Real Estate in Illán de Vacas – Spain’s Smallest Town
Illán de Vacas is a tiny municipality in the province of Toledo, often cited as the least populated municipality in Spain, with only a handful of residents living within roughly nine square kilometers of land. This page explains what “real estate” means in such a microscopic context: who actually lives there, what buildings exist, and why the property market behaves very differently from that of a normal town.
Illán de Vacas at a glance
Illán de Vacas sits in the Torrijos area of the Toledo province in central Spain, surrounded by farmland and other small rural municipalities. On the map, it looks like a typical Castilian countryside locality, but its population statistics are unique: only a few people are officially registered as residents.
Unlike coastal resorts or historic cities, Illán de Vacas has no tourist district, no dense residential blocks and no visible “development pipeline”. Instead, there is a small cluster of buildings, a church, some agricultural structures, and open land. Almost every property decision here is driven by family ties, local history and administrative considerations rather than classic market forces.
Housing stock in such a tiny municipality
The total number of residential buildings in Illán de Vacas is very small. Instead of streets of apartment blocks, we are talking about a handful of houses and auxiliary structures in a rural setting. Typical elements include:
- A small nucleus of houses around the church and central point of the settlement.
- Outbuildings, barns and storage related to agricultural activity.
- Plots of land, fields, and access roads connecting to neighboring municipalities.
Most properties are long-held by local families or absentee owners with roots in the area. Internal finishes and comfort levels can vary, but in many cases these homes function more like inherited family assets, occasional residences or bases for land management rather than full-time primary residences.
Is there really a property market in Illán de Vacas?
In practical terms, Illán de Vacas has almost no active, public real estate market. You will not usually see a long list of online listings, new developments, or bidding wars. Instead:
- Ownership often passes within families over generations.
- Sales, when they occur, are rare and typically arranged privately.
- Rental activity is very limited; there is little demand for standard long-term rentals.
For an outsider, buying property here would be less about investment potential and more about a very specific personal project: preserving heritage, owning a tiny piece of rural Spain, or using land for agriculture or leisure. The absence of a liquid market also means that estimating “fair value” is difficult and depends heavily on individual negotiations.
Illustrative price logic (not real offers)
The table below is purely illustrative, to show how one might think about relative values in a place with minimal demand. It does not reflect actual listing prices.
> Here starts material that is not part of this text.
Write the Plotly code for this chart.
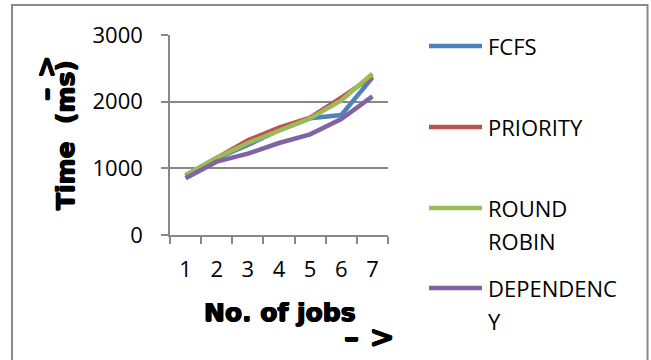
import plotly.graph_objects as go

jobs = ["1", "2", "3", "4", "5", "6", "7"]
fcfs = [890, 1150, 1350, 1570, 1750, 1800, 2360]
priority = [890, 1150, 1420, 1610, 1760, 2060, 2380]
round_robin = [900, 1160, 1380, 1560, 1750, 2020, 2420]
dependency = [850, 1100, 1220, 1380, 1510, 1740, 2080]

series_names = ["FCFS", "PRIORITY", "ROUND ROBIN", "DEPENDENCY"]
legend_lines = [["FCFS"], ["PRIORITY"], ["ROUND", "ROBIN"], ["DEPENDENC", "Y"]]
colors = ["#4F81BD", "#C0504D", "#9BBB59", "#8064A2"]
series_values = [fcfs, priority, round_robin, dependency]

y_ticks = [0, 1000, 2000, 3000]

# pixel geometry of plot area
L, R, T, B = 170, 388, 35, 235
W, H = 651, 360


def px(x):
    return (x - L) / (R - L)


def py(y):
    return (B - y) / (B - T)


fig = go.Figure()
for name, vals, col in zip(series_names, series_values, colors):
    fig.add_trace(go.Scatter(x=jobs, y=vals, mode="lines", name=name,
                             line=dict(color=col, width=4.5), showlegend=False))

annotations = []
shapes = []

# manual legend
leg_y = [46, 127, 208, 288]
for lines, col, yy in zip(legend_lines, colors, leg_y):
    shapes.append(dict(type="line", xref="paper", yref="paper",
                       x0=px(429), x1=px(482), y0=py(yy), y1=py(yy),
                       line=dict(color=col, width=4.5)))
    for i, t in enumerate(lines):
        annotations.append(dict(text=t, xref="paper", yref="paper",
                                x=px(486), y=py(yy + i * 33), xanchor="left",
                                yanchor="middle", showarrow=False,
                                font=dict(family="Open Sans", size=22, color="#000")))

heavy = "0.7px 0 0 #000, -0.7px 0 0 #000, 0 0.5px 0 #000, 0 -0.5px 0 #000"
bold = dict(family="DejaVu Sans", size=25, color="#000", shadow=heavy)
arrow_font = dict(family="DejaVu Sans", size=30, color="#000", shadow=heavy)
y_arrow_font = dict(family="DejaVu Sans", size=27, color="#000", shadow=heavy)
annotations += [
    dict(text="<b>No. of jobs</b>", xref="paper", yref="paper", x=px(280), y=py(312),
         xanchor="center", yanchor="middle", showarrow=False, font=bold),
    dict(text="<b>– ></b>", xref="paper", yref="paper", x=px(369), y=py(336),
         xanchor="center", yanchor="middle", showarrow=False, font=arrow_font),
    dict(text="<b>Time  (ms)</b>", xref="paper", yref="paper", x=px(65), y=py(135),
         xanchor="center", yanchor="middle", showarrow=False, textangle=-90, font=bold),
    dict(text="<b>– ></b>", xref="paper", yref="paper", x=px(45), y=py(78),
         xanchor="center", yanchor="middle", showarrow=False, textangle=-90,
         font=y_arrow_font),
]

# outer chart border
shapes.append(dict(type="rect", xref="paper", yref="paper",
                   x0=px(12), x1=px(647.5), y0=py(5), y1=py(380),
                   line=dict(color="#8a8a8a", width=2), fillcolor="rgba(0,0,0,0)"))

fig.update_layout(
    width=W, height=H,
    margin=dict(l=L, r=W - R, t=T, b=H - B, pad=0),
    paper_bgcolor="white", plot_bgcolor="white",
    annotations=annotations, shapes=shapes,
    showlegend=False,
    font=dict(family="Open Sans", size=22, color="#000"),
)
fig.update_xaxes(type="category", range=[-0.5, 6.5], tickson="boundaries",
                 ticks="outside", ticklen=7,
                 tickwidth=1.5, tickcolor="#888", showline=True, linecolor="#888",
                 linewidth=1.5, showgrid=False, ticklabelstandoff=14,
                 tickfont=dict(family="Open Sans", size=22, color="#000"))
fig.update_yaxes(range=[0, 3000], tickvals=y_ticks, ticks="outside", ticklen=7,
                 tickwidth=1.5, tickcolor="#888", showline=True, linecolor="#888",
                 linewidth=1.5, showgrid=True, gridcolor="#888", gridwidth=1.5,
                 zeroline=False, ticklabelstandoff=14,
                 tickfont=dict(family="Open Sans", size=22, color="#000"))

fig.write_html("out.html")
| Property concept | Relative value level | Main drivers |
|---|---|---|
| Small village house in core | Low to modest | Condition of building, emotional value, any potential as weekend home. |
| House + agricultural outbuildings | Modest | Size of land, utility of barns, possibilities for hobby farming. |
| Empty plot or rustic land | Low | Soil quality, access road, connection to neighboring farms. |
What Illán de Vacas teaches about real estate
Looking at the smallest municipality in Spain is useful because it stretches our usual understanding of property markets. It shows that:
- Real estate can exist without a typical price-driven marketplace, especially where population is tiny.
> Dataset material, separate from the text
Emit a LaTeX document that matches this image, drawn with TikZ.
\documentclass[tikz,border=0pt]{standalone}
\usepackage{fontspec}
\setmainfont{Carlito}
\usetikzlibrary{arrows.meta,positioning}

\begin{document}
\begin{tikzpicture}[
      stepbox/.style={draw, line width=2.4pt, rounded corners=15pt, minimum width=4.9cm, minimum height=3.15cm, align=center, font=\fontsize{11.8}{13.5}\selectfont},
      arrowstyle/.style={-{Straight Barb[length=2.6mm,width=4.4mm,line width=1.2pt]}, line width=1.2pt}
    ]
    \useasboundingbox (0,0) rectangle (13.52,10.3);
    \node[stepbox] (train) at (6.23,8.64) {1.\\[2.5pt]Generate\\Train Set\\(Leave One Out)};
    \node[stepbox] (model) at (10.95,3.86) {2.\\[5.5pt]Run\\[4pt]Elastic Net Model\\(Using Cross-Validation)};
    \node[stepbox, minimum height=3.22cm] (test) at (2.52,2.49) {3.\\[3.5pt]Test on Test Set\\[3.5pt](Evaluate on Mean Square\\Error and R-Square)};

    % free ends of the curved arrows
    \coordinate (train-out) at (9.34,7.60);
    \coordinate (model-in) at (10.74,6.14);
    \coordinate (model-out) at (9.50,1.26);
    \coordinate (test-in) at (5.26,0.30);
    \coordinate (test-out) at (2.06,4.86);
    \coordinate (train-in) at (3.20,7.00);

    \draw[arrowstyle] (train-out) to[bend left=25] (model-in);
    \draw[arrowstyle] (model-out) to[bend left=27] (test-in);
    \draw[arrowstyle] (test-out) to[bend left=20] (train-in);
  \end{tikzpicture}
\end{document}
- Family history, local identity and administrative borders can matter more than yield or appreciation.
- Statistics like “number of inhabitants” or “area of the municipality” do not automatically translate into economic opportunity – context is everything.
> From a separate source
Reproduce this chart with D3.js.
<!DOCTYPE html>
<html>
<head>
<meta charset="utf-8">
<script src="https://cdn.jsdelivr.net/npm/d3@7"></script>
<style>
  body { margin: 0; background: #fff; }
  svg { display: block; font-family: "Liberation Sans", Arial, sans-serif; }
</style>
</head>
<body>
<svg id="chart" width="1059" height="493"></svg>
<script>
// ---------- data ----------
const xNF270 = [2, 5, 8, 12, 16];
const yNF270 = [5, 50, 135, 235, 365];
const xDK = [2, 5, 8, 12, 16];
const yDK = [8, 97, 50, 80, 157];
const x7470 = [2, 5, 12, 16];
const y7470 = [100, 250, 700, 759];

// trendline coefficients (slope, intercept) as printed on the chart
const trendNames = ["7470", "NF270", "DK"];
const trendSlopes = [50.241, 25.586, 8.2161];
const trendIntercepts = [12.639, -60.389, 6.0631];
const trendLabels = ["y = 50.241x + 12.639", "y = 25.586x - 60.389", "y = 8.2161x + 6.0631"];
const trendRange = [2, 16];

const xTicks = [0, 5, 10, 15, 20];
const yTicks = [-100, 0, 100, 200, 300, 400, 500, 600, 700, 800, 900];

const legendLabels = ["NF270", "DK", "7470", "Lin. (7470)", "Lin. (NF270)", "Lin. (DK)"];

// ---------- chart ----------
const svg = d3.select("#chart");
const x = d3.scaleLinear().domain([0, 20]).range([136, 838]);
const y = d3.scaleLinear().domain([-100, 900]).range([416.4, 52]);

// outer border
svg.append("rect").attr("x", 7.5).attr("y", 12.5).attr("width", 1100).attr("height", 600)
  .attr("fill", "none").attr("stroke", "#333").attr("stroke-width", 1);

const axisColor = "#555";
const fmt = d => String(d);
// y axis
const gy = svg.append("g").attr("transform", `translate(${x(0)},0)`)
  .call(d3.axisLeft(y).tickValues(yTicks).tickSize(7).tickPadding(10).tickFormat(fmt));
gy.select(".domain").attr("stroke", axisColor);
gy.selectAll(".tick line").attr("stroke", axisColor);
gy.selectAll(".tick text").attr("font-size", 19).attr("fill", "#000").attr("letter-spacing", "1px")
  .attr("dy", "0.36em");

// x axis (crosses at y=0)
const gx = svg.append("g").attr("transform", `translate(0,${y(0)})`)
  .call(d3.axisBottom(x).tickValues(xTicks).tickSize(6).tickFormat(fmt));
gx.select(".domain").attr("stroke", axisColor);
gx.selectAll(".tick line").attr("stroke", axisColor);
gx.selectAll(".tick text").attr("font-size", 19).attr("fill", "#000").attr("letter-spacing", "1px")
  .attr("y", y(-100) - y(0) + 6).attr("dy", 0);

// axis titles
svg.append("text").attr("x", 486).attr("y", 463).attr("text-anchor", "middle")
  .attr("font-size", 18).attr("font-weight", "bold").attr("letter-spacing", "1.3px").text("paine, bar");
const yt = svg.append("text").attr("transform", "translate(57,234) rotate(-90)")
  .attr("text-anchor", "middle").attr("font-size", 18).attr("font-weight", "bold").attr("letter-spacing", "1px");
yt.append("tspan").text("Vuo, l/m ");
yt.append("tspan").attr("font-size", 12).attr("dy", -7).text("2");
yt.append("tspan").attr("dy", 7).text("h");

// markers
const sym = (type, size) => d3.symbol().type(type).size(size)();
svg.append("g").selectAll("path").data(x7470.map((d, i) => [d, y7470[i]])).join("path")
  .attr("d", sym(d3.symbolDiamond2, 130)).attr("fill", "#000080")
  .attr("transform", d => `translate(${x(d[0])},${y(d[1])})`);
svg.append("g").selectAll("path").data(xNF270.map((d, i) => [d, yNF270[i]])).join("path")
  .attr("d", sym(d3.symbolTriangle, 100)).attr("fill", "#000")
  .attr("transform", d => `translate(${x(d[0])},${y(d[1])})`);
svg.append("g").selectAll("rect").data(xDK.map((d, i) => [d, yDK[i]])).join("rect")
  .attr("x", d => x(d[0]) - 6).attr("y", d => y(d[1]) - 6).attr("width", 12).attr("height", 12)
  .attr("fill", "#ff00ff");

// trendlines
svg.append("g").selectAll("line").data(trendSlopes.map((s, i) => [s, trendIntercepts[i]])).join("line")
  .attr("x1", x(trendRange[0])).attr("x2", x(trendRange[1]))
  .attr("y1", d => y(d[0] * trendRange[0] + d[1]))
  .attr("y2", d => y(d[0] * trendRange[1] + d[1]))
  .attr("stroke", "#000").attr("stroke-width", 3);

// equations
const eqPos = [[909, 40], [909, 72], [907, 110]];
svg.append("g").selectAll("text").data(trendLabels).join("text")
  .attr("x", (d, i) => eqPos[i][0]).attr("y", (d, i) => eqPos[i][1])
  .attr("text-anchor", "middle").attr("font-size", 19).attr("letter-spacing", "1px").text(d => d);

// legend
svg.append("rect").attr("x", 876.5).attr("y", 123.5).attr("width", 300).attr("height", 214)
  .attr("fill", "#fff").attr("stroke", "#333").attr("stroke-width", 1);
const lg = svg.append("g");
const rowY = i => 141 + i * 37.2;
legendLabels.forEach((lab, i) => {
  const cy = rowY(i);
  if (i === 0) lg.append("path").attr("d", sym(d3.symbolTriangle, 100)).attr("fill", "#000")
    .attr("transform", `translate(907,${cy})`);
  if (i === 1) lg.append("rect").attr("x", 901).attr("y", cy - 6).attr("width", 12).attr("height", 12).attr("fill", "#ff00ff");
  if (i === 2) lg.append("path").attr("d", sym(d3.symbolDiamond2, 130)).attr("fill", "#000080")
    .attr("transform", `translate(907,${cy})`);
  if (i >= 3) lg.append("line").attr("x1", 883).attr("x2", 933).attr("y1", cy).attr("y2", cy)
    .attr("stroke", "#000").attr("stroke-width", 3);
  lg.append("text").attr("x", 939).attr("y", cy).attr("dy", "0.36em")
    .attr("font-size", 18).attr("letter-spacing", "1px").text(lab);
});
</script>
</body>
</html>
For most people, Illán de Vacas is a curiosity rather than a target for house-hunting, but it is a perfect example for understanding the lower limit of what a “town” and a “property market” can be.
Smallest municipality snapshot
- Country: Spain
- Autonomous community: Castilla–La Mancha
- Province: Toledo
- Area: around 9 km²
- Population: only a few residents officially registered
Exact population can change slightly over time, but Illán de Vacas consistently ranks as the least populated municipality in Spain.
Living near, not in, Illán de Vacas
While Illán de Vacas itself is almost empty, nearby municipalities and towns in the Toledo province offer more conventional housing options. In practice, anyone who works, studies, or shops regularly will connect to larger centers for services and daily life.
From a regional real estate perspective, Illán de Vacas functions more as a symbolic dot on the map surrounded by a broader rural housing market, where nearby villages and small towns concentrate services, schools and most of the demand.